What the exercise asks
Print the lines of the listing below verbatim from its first line through the line bearing "fig = plt.figure(figsize=(4.67, 5.61), dpi=100)". Any pictures are to be omitted.

↓

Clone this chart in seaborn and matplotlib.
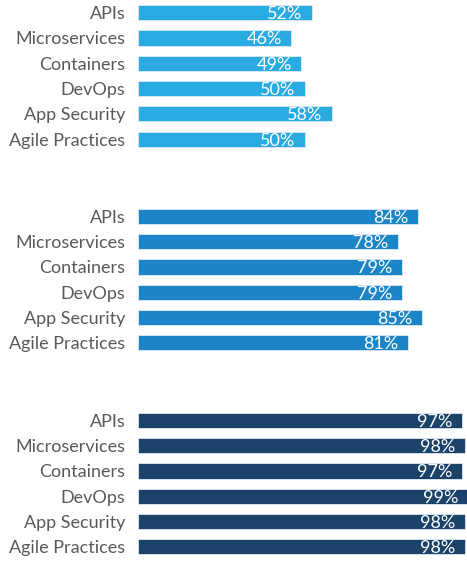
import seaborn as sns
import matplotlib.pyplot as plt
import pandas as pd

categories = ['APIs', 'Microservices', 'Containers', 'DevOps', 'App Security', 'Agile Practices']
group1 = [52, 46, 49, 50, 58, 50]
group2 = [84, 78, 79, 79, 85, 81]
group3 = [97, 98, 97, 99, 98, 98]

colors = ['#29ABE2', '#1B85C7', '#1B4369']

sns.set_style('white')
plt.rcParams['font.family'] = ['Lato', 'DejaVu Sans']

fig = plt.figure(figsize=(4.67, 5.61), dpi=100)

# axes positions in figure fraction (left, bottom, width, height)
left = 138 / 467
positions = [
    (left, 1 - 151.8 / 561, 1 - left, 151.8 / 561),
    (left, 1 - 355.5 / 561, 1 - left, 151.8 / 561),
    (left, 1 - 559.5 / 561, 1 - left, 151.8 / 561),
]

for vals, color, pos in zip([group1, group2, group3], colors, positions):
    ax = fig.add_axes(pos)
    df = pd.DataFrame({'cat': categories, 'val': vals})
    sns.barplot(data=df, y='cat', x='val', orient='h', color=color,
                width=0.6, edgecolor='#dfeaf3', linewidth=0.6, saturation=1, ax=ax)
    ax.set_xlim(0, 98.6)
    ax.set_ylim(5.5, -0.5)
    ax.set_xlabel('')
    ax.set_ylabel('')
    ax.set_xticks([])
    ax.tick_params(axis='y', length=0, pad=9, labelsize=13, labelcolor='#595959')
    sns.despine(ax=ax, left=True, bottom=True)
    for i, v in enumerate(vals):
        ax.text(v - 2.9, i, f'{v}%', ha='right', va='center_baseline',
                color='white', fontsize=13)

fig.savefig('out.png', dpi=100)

↑

Problem solution
Clone this chart in seaborn and matplotlib.
import seaborn as sns
import matplotlib.pyplot as plt
import pandas as pd

categories = ['APIs', 'Microservices', 'Containers', 'DevOps', 'App Security', 'Agile Practices']
group1 = [52, 46, 49, 50, 58, 50]
group2 = [84, 78, 79, 79, 85, 81]
group3 = [97, 98, 97, 99, 98, 98]

colors = ['#29ABE2', '#1B85C7', '#1B4369']

sns.set_style('white')
plt.rcParams['font.family'] = ['Lato', 'DejaVu Sans']

fig = plt.figure(figsize=(4.67, 5.61), dpi=100)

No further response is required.